The output file from Peptidestructure is used to make a graphical
presentation using Plotstructure. The input file for
Peptidestructure must be a single protein sequence.
Plotstructure:
Plotstructure takes the results from
Peptidestructure and makes a graphical display. The measures of
the protein secondary structure predicted by Peptidestructure can
be displayed on parallel panels of a graph or with a
two-dimensional presentation. Set up graphics using setplot.

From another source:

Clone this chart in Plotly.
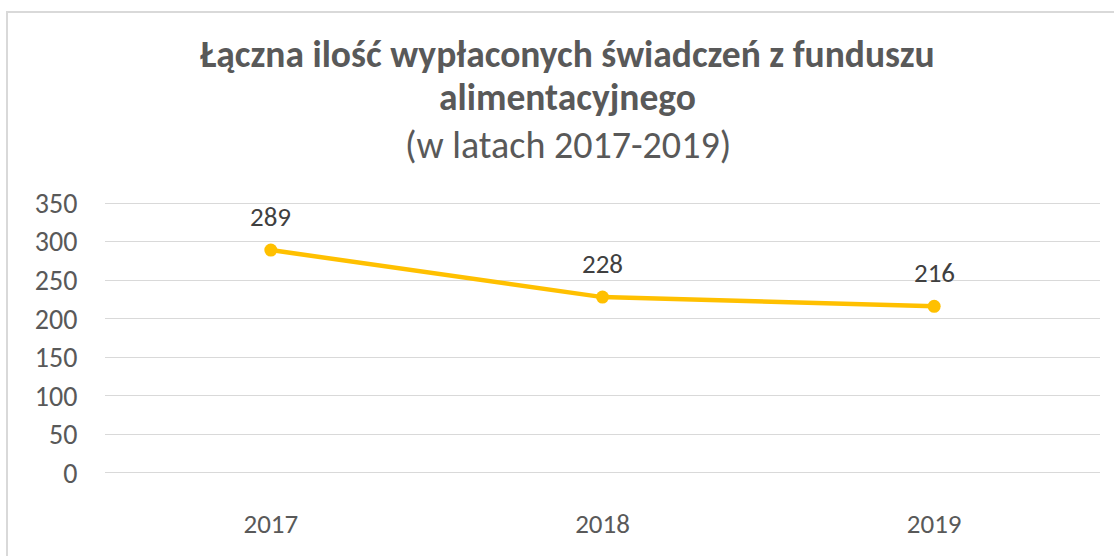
import plotly.graph_objects as go

years = ["2017", "2018", "2019"]
values = [289, 228, 216]
y_ticks = [0, 50, 100, 150, 200, 250, 300, 350]

title_lines = ["<b>Łączna ilość wypłaconych świadczeń z funduszu</b>",
               "<b>alimentacyjnego</b>",
               "(w latach 2017-2019)"]

gold = "#FFC000"
grey = "#595959"
font_family = "Carlito, Lato, 'Open Sans', sans-serif"

fig = go.Figure()
fig.add_trace(go.Scatter(
    x=years, y=values,
    mode="lines+markers",
    line=dict(color=gold, width=4.5),
    marker=dict(color=gold, size=13),
    hoverinfo="x+y",
    showlegend=False,
))

# data labels above the points (x as category index so "2017" isn't read as a number)
for i, v in enumerate(values):
    fig.add_annotation(x=i, y=v, text=str(v), showarrow=False,
                       yshift=34, font=dict(size=27, color="#404040"))

# title, one annotation per line so the spacing follows the source
for txt, ypos, size in zip(title_lines, [1.537, 1.381, 1.204], [37.5, 37.5, 38]):
    fig.add_annotation(xref="paper", yref="paper", x=0.4653, y=ypos,
                       xanchor="center", yanchor="middle", text=txt,
                       showarrow=False, font=dict(size=size, color=grey))

fig.update_layout(
    width=1114, height=556,
    paper_bgcolor="white", plot_bgcolor="white",
    font=dict(family=font_family, color=grey, size=27),
    margin=dict(l=105, r=14, t=201, b=81),
    xaxis=dict(type="category", showgrid=False, showline=False, zeroline=False,
               ticks="outside", ticklen=25, tickcolor="rgba(0,0,0,0)",
               range=[-0.5, 2.5], tickfont=dict(size=27, color=grey)),
    # range padded so the 0 and 350 gridlines are drawn too
    yaxis=dict(range=[-2.6, 352.6], tickvals=y_ticks, showgrid=True,
               gridcolor="#D9D9D9", gridwidth=1.3,
               zeroline=True, zerolinecolor="#D9D9D9", zerolinewidth=1.3,
               showline=False, ticks="outside", ticklen=21,
               tickcolor="rgba(0,0,0,0)", tickfont=dict(size=28, color=grey)),
)

# outer chart border (runs past the right/bottom edges as in the source)
fig.add_shape(type="rect", xref="paper", yref="paper",
              x0=-0.0985, x1=1.05, y0=-0.5, y1=1.69,
              line=dict(color="#D9D9D9", width=2), fillcolor="rgba(0,0,0,0)",
              layer="below")

fig.write_html("out.html", config={"displayModeBar": False},
               post_script="document.body.style.margin='0';")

Type plotstructure. The input file must be the file from the
output of Peptidestructure. Choose the type of graph. The output
will be in a file named "plotstructure-(some numbers).ps". In the
panel output, the horizontal line across the surface probability
panel at position 1.0 on the y-axis indicates the expected surface
probability calculated for a random sequence. Any value above this
line is indicative of an increased probability of being found on a
protein surface. In the two- dimensional plot, helices are
shown with a sine wave, beta-sheets with a sharp saw-tooth wave,
turns with 180 degree turns, and coils with a dull saw-tooth wave.
Whenever hydrophilicity, surface probability, flexibility, or
antigenic index exceed a certain threshold, special symbols are
superimposed over the wave, with the size of the symbol
proportional to the value of the attribute.
Motifs:
Motifs is used to find interesting regions of
proteins.
Profilescan:
ProfileScan uses a database of profiles to
find
structural and sequence motifs in protein sequences.